Clegg was referring to Cameron’s decision last year to ally the Conservative Party with right-wing nationalist parties in the European Conservatives and Reformists (ECR) grouping in Brussels.
Brown also criticized Cameron for his alliances.
“These are the friends David Cameron has chosen in order to satisfy the Euro-skeptic wing of his party,” Brown said. “I think that demonstrates poor judgment, and that British voters should understand the compromises to British values and British influence that the Tories are prepared to make in order to appease a significant section of their fanatical backbenchers.”
Cameron dismissed Brown’s charges as slurs, denied that the party is associated with anti-Semites and affirmed the Conservative Party’s pro-Israel record.
In such a closely contested and unpredictable national election, the three main parties are scrambling to chase every vote, including the Jewish ones.
While Jews traditionally have favored Labor over the Conservatives, Jews are upset with Labor’s failure to amend the universal jurisdiction law that permits private citizens to apply for the arrest of Israeli politicians for alleged war crimes while they are on British soil.

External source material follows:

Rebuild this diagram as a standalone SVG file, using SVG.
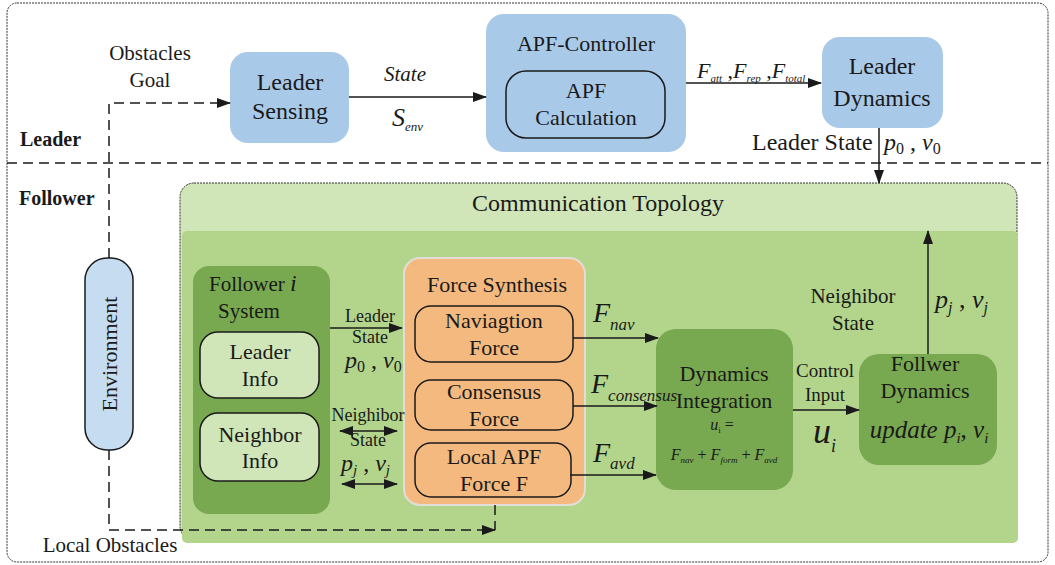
<svg xmlns="http://www.w3.org/2000/svg" width="1055" height="565" viewBox="0 0 1055 565" font-family="Liberation Serif">
<defs>
<marker id="ah" markerUnits="userSpaceOnUse" markerWidth="14" markerHeight="10" refX="13" refY="5" orient="auto">
<path d="M0,0 L14,5 L0,10 Z" fill="#1a1a1a"/>
</marker>
<marker id="ahs" markerUnits="userSpaceOnUse" markerWidth="14" markerHeight="10" refX="1" refY="5" orient="auto">
<path d="M14,0 L0,5 L14,10 Z" fill="#1a1a1a"/>
</marker>
<style>
text{font-family:'Liberation Serif','Times New Roman',serif;fill:#1a1a1a}
.t22{font-size:22px;text-anchor:middle}
.t24{font-size:24px;text-anchor:middle}
.t19{font-size:19px;text-anchor:middle}
.bold{font-size:20px;font-weight:bold}
.it{font-style:italic}
.blue{fill:#a9c9e8}
.dk{fill:#78a84f}
.inner{stroke:#1a1a1a;stroke-width:1.5}
.ln{stroke:#1a1a1a;stroke-width:1.5;fill:none}
.dash{stroke:#1a1a1a;stroke-width:1.5;fill:none;stroke-dasharray:10 6}
</style>
</defs>
<rect x="7" y="3" width="1041" height="559" rx="10" fill="#ffffff" stroke="#333" stroke-width="1" stroke-dasharray="2 1"/>
<line x1="7" y1="163" x2="1048" y2="163" class="dash"/>
<text class="bold" x="20" y="146">Leader</text>
<text class="bold" x="19" y="205">Follower</text>
<text x="150" y="60" font-size="21" text-anchor="middle">Obstacles</text>
<text x="150" y="87" font-size="21" text-anchor="middle">Goal</text>
<text x="110" y="552" font-size="21" text-anchor="middle">Local Obstacles</text>

<g id="comm-topology">
<rect x="180" y="183" width="837" height="357" rx="14" fill="#d0e5b8" stroke="#333" stroke-width="1" stroke-dasharray="2 1"/>
<rect x="182" y="231" width="836" height="312" rx="5" fill="#b2d58b"/>
<text class="t22" x="598" y="211" font-size="24" style="font-size:24px">Communication Topology</text>
</g>

<g id="leader-sensing">
<rect x="230" y="52" width="119" height="91" rx="18" class="blue"/>
<text class="t24" x="290" y="90">Leader</text>
<text class="t24" x="290" y="119">Sensing</text>
</g>

<g id="apf-controller">
<rect x="486" y="14" width="200" height="138" rx="18" class="blue"/>
<text class="t22" x="586" y="51">APF-Controller</text>
</g>
<g id="apf-calculation">
<rect x="506" y="71" width="159" height="67" rx="20" fill="none" class="inner"/>
<text class="t22" x="586" y="98">APF</text>
<text class="t22" x="586" y="125">Calculation</text>
</g>

<g id="leader-dynamics">
<rect x="822" y="37" width="121" height="91" rx="18" class="blue"/>
<text class="t24" x="882" y="74">Leader</text>
<text class="t24" x="882" y="106">Dynamics</text>
</g>

<g id="environment">
<rect x="85" y="258" width="48" height="192" rx="22" fill="#c6dcf1" class="inner"/>
<text class="t22" x="0" y="0" transform="translate(117,354) rotate(-90)">Environment</text>
</g>

<g id="follower-system">
<rect x="193" y="266" width="137" height="248" rx="16" class="dk"/>
<text x="209" y="291" font-size="21">Follower <tspan class="it" font-size="24">i</tspan></text>
<text x="249" y="318" font-size="21" text-anchor="middle">System</text>
</g>
<g id="leader-info">
<rect x="200" y="332" width="119" height="66" rx="18" fill="#d0e5b8" class="inner"/>
<text class="t22" x="260" y="359">Leader</text>
<text class="t22" x="260" y="386">Info</text>
</g>
<g id="neighbor-info">
<rect x="200" y="413" width="119" height="68" rx="18" fill="#d0e5b8" class="inner"/>
<text class="t22" x="260" y="442">Neighbor</text>
<text class="t22" x="260" y="468">Info</text>
</g>

<g id="force-synthesis">
<rect x="404" y="258" width="181" height="247" rx="16" fill="#f4b97f" stroke="#e2ddd6" stroke-width="2"/>
<text class="t22" x="497" y="292">Force Synthesis</text>
</g>
<g id="navigation-force">
<rect x="415" y="306" width="158" height="56" rx="16" fill="#f4b97f" class="inner"/>
<text class="t22" x="494" y="328">Naviagtion</text>
<text class="t22" x="494" y="355">Force</text>
</g>
<g id="consensus-force">
<rect x="415" y="380" width="158" height="50" rx="16" fill="#f4b97f" class="inner"/>
<text class="t22" x="494" y="399">Consensus</text>
<text class="t22" x="494" y="426">Force</text>
</g>
<g id="local-apf-force">
<rect x="415" y="443" width="156" height="54" rx="16" fill="#f4b97f" class="inner"/>
<text class="t22" x="494" y="464">Local APF</text>
<text class="t22" x="494" y="491">Force F</text>
</g>

<g id="dynamics-integration">
<rect x="656" y="329" width="137" height="161" rx="20" class="dk"/>
<text class="t22" x="724" y="381">Dynamics</text>
<text class="t22" x="724" y="408">Integration</text>
<text x="722" y="430" font-size="16" text-anchor="middle"><tspan class="it">u</tspan><tspan font-size="9" dy="3">i</tspan><tspan dy="-3"> =</tspan></text>
<text x="724" y="460" font-size="16" text-anchor="middle"><tspan class="it">F</tspan><tspan class="it" font-size="9" dy="3">nav</tspan><tspan dy="-3"> + </tspan><tspan class="it">F</tspan><tspan class="it" font-size="9" dy="3">form</tspan><tspan dy="-3"> + </tspan><tspan class="it">F</tspan><tspan class="it" font-size="9" dy="3">avd</tspan></text>
</g>

<g id="follower-dynamics">
<rect x="859" y="354" width="138" height="111" rx="20" class="dk"/>
<text class="t22" x="925" y="371">Follwer</text>
<text class="t22" x="925" y="398">Dynamics</text>
<text x="929" y="438" font-size="25" text-anchor="middle"><tspan class="it">update p</tspan><tspan font-size="15" dy="5" class="it">i</tspan><tspan dy="-5">, </tspan><tspan class="it">v</tspan><tspan font-size="15" dy="5" class="it">i</tspan></text>
</g>

<g id="connectors">
<path d="M109,258 V103 H230" class="dash" marker-end="url(#ah)"/>
<path d="M109,450 V530 H495" class="dash" marker-end="url(#ah)"/>
<path d="M495,505 V530" class="dash"/>
<path d="M349,97 H486" class="ln" marker-end="url(#ah)"/>
<path d="M686,83 H821" class="ln" marker-end="url(#ah)"/>
<path d="M879,128 V183" class="ln" marker-end="url(#ah)"/>
<path d="M330,328 H402" class="ln" marker-end="url(#ah)"/>
<path d="M340,431 H397" class="ln" marker-start="url(#ahs)" marker-end="url(#ah)"/>
<path d="M342,484 H397" class="ln" marker-start="url(#ahs)" marker-end="url(#ah)"/>
<path d="M573,338 H658" class="ln" marker-end="url(#ah)"/>
<path d="M573,406 H657" class="ln" marker-end="url(#ah)"/>
<path d="M570,475 H656" class="ln" marker-end="url(#ah)"/>
<path d="M793,410 H859" class="ln" marker-end="url(#ah)"/>
<path d="M928,354 V231" class="ln" marker-end="url(#ah)"/>
</g>

<g id="labels">
<text x="405" y="81" class="it" font-size="21" text-anchor="middle">State</text>
<text x="392" y="126" font-size="26"><tspan class="it">S</tspan><tspan class="it" font-size="13" dy="5">env</tspan></text>
<text x="697" y="78" font-size="22"><tspan class="it">F</tspan><tspan class="it" font-size="11" dy="4">att</tspan><tspan dy="-4"> ,</tspan><tspan class="it">F</tspan><tspan class="it" font-size="11" dy="4">rep</tspan><tspan dy="-4"> ,</tspan><tspan class="it">F</tspan><tspan class="it" font-size="11" dy="4">total</tspan></text>
<text x="752" y="150" font-size="24">Leader State</text>
<text x="884" y="150" font-size="24"><tspan class="it">p</tspan><tspan font-size="16" dy="4">0</tspan><tspan dy="-4"> , </tspan><tspan class="it">v</tspan><tspan font-size="16" dy="4">0</tspan></text>
<text x="370" y="322" font-size="18" text-anchor="middle">Leader</text>
<text x="370" y="343" font-size="18" text-anchor="middle">State</text>
<text x="345" y="368" font-size="24"><tspan class="it">p</tspan><tspan font-size="16" dy="4">0</tspan><tspan dy="-4"> , </tspan><tspan class="it">v</tspan><tspan font-size="16" dy="4">0</tspan></text>
<text x="368" y="421" font-size="18" text-anchor="middle">Neighibor</text>
<text x="368" y="446" font-size="18" text-anchor="middle">State</text>
<text x="341" y="471" font-size="24"><tspan class="it">p</tspan><tspan class="it" font-size="15" dy="4">j</tspan><tspan dy="-4"> , </tspan><tspan class="it">v</tspan><tspan class="it" font-size="15" dy="4">j</tspan></text>
<text x="593" y="322" font-size="28"><tspan class="it">F</tspan><tspan class="it" font-size="17" dy="8">nav</tspan></text>
<text x="591" y="393" font-size="28"><tspan class="it">F</tspan><tspan class="it" font-size="17" dy="8">consensus</tspan></text>
<text x="593" y="462" font-size="28"><tspan class="it">F</tspan><tspan class="it" font-size="17" dy="7">avd</tspan></text>
<text class="t19" x="825" y="377">Control</text>
<text class="t19" x="825" y="401">Input</text>
<text x="813" y="443" font-size="36"><tspan class="it">u</tspan><tspan class="it" font-size="18" dy="9">i</tspan></text>
<text x="853" y="303" font-size="21" text-anchor="middle">Neighibor</text>
<text x="853" y="330" font-size="21" text-anchor="middle">State</text>
<text x="935" y="308" font-size="26"><tspan class="it">p</tspan><tspan class="it" font-size="16" dy="5">j</tspan><tspan dy="-5"> , </tspan><tspan class="it">v</tspan><tspan class="it" font-size="16" dy="5">j</tspan></text>
</g>
</svg>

Cameron has said he would rescind the law.
As concerned as British Jews are with the party leadership race, because voters don’t vote directly for the prime minister, the race will be determined in large part by which way the votes go in local races, where bread-and-butter issues prevail. In Britain, the prime minister is determined as in Israel: by which party receives the most members in Parliament — or, if there is no majority, which party can cobble together a coalition.
“It’s easy for the political leadership to make global pronouncements on issues like anti-Semitism, national security or the Mideast peace process,” said Alex Goldberg, chief executive of the London Jewish Forum, which acts as a conduit between the London Jewish community and local governmental bodies. “But on the day after the election it’s the elected MP that is going to have to find ways to maintain funding levels for Jewish old-age homes, state-supported schools and the whole panoply of social services that are still reeling from the current economic downturn.”
In the midst of this year’s extraordinarily tight race, candidates for prime minister and hopefuls in Jewish districts appear to be stepping up their pandering to Jewish voters.
Geoffrey Alderman, a historian of British Jewry, sees this as a positive development: It means that in the scramble for ethnic votes, Jewish concerns matter, he said.
“Appealing for a Jewish vote,” Alderman said, “is a sign of a vibrant democratic state.”